Only the lines from the start of the data to the line containing "W, H = 689, 435", both included, should be output, exactly and without pictures.

╭─ Information supplied

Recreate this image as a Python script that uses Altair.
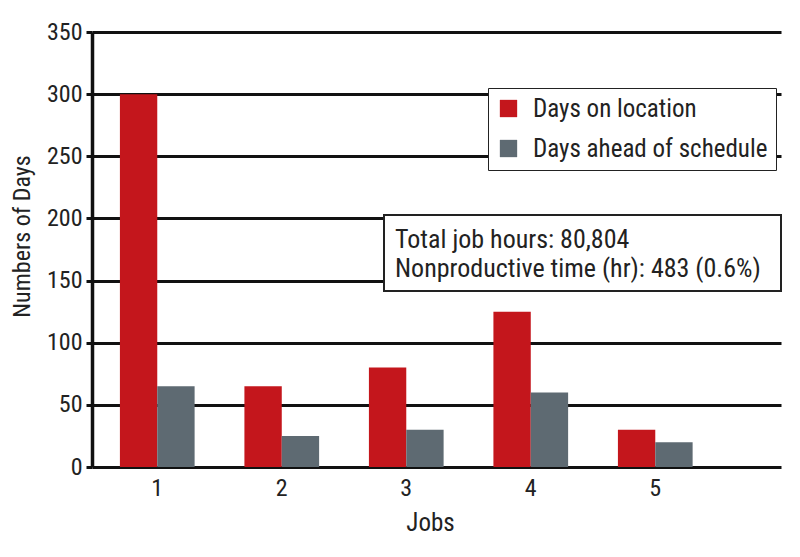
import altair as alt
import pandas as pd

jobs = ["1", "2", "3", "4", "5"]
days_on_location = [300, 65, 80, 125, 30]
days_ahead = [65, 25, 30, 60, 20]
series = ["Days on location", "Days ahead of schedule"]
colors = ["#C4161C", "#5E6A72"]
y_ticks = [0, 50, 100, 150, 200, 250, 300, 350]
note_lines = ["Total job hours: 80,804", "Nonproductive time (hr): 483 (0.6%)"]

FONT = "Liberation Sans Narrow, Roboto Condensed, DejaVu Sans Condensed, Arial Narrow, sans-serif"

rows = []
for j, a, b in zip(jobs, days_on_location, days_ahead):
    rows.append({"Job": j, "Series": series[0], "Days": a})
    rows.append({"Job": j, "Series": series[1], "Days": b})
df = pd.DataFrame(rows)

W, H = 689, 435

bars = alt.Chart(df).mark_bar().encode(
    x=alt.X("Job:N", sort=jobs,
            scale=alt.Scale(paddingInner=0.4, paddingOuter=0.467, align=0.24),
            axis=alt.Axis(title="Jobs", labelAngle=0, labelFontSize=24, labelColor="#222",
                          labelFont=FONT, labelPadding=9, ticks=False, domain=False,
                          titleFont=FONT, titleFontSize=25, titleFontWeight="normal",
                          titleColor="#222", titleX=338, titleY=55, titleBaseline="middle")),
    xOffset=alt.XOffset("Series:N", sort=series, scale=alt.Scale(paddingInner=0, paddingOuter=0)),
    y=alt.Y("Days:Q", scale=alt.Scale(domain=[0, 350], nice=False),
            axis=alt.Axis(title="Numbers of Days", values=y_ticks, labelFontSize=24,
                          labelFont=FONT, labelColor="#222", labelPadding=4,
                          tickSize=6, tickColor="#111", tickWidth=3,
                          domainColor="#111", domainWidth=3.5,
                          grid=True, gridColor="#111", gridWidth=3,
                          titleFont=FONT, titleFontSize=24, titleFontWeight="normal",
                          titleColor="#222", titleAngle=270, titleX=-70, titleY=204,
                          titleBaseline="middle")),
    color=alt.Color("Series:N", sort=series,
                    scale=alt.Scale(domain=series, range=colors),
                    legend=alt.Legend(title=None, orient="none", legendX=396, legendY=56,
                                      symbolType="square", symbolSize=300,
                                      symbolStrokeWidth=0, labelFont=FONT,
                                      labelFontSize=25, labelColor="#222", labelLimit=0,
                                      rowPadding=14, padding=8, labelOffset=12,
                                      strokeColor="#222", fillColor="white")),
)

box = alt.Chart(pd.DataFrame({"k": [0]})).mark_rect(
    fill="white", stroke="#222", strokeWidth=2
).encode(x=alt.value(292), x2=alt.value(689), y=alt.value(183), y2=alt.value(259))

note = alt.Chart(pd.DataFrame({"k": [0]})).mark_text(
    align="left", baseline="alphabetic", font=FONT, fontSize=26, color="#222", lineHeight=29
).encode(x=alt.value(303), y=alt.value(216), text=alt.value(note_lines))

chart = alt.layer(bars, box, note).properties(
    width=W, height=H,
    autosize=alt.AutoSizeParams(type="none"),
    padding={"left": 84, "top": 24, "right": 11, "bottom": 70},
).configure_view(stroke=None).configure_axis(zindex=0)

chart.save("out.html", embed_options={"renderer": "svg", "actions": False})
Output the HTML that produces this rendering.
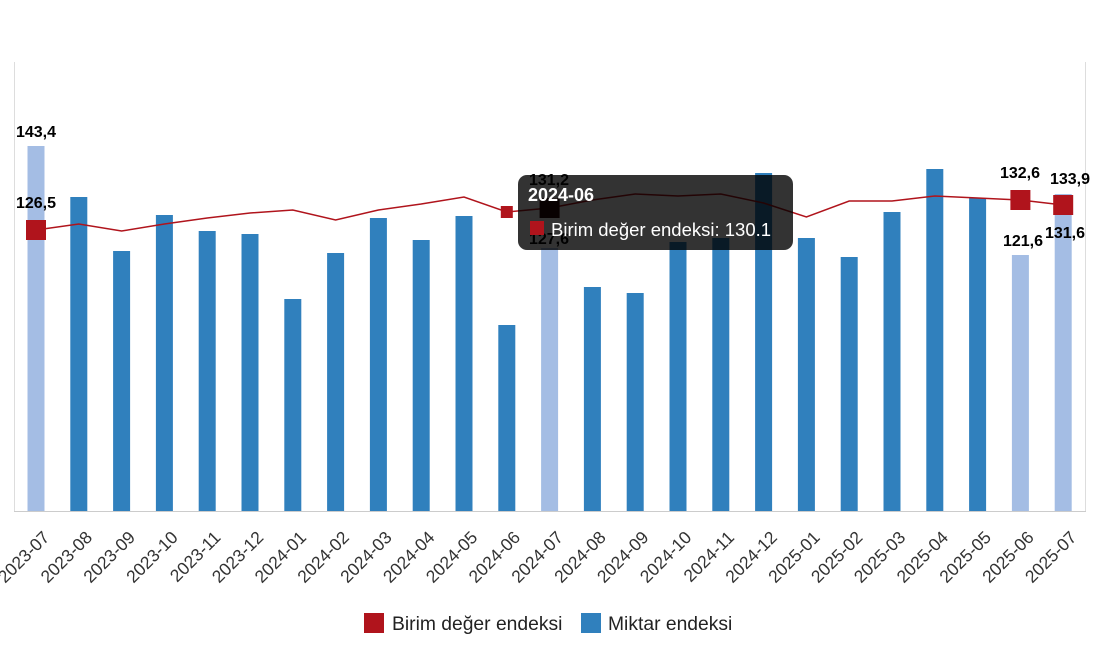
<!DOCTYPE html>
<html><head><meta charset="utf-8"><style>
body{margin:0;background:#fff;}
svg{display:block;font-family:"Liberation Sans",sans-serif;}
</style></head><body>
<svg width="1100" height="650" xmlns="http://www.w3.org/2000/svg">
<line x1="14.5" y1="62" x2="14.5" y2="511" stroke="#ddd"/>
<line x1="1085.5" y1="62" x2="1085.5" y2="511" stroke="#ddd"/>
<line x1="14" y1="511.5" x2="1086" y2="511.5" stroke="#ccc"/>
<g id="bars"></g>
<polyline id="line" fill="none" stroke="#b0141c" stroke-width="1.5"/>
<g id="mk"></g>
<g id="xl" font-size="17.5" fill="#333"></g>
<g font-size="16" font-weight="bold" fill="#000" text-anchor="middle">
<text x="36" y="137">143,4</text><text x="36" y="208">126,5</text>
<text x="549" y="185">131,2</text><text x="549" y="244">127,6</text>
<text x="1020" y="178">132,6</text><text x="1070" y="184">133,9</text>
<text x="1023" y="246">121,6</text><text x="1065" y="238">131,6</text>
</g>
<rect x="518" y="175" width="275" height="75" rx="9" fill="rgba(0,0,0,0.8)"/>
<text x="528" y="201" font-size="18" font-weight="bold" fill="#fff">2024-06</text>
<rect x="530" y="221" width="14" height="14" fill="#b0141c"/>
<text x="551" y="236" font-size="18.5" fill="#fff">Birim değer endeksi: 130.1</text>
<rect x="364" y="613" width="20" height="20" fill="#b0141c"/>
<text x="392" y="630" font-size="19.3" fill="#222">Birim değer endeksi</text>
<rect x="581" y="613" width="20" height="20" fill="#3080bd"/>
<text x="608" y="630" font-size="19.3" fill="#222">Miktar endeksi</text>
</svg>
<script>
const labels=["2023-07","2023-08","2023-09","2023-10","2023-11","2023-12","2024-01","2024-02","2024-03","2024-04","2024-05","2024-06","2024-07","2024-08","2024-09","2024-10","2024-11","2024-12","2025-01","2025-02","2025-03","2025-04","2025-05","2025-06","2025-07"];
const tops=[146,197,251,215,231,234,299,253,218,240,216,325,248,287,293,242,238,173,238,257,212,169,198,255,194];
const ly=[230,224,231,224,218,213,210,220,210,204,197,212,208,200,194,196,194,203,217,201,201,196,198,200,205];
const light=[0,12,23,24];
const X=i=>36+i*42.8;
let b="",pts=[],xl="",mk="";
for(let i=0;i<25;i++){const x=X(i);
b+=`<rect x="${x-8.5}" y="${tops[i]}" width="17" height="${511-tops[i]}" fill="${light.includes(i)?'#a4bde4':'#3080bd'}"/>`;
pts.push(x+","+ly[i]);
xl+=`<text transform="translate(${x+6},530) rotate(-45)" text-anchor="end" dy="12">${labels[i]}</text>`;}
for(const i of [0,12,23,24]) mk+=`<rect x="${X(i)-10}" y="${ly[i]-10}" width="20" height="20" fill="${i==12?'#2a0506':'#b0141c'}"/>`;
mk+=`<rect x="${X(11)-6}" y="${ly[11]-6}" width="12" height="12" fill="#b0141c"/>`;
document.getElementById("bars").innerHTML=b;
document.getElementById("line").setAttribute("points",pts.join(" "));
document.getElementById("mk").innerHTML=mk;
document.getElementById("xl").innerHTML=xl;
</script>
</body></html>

╰─

▶ _Answer to this exercise_
Recreate this image as a Python script that uses Altair.
import altair as alt
import pandas as pd

jobs = ["1", "2", "3", "4", "5"]
days_on_location = [300, 65, 80, 125, 30]
days_ahead = [65, 25, 30, 60, 20]
series = ["Days on location", "Days ahead of schedule"]
colors = ["#C4161C", "#5E6A72"]
y_ticks = [0, 50, 100, 150, 200, 250, 300, 350]
note_lines = ["Total job hours: 80,804", "Nonproductive time (hr): 483 (0.6%)"]

FONT = "Liberation Sans Narrow, Roboto Condensed, DejaVu Sans Condensed, Arial Narrow, sans-serif"

rows = []
for j, a, b in zip(jobs, days_on_location, days_ahead):
    rows.append({"Job": j, "Series": series[0], "Days": a})
    rows.append({"Job": j, "Series": series[1], "Days": b})
df = pd.DataFrame(rows)

W, H = 689, 435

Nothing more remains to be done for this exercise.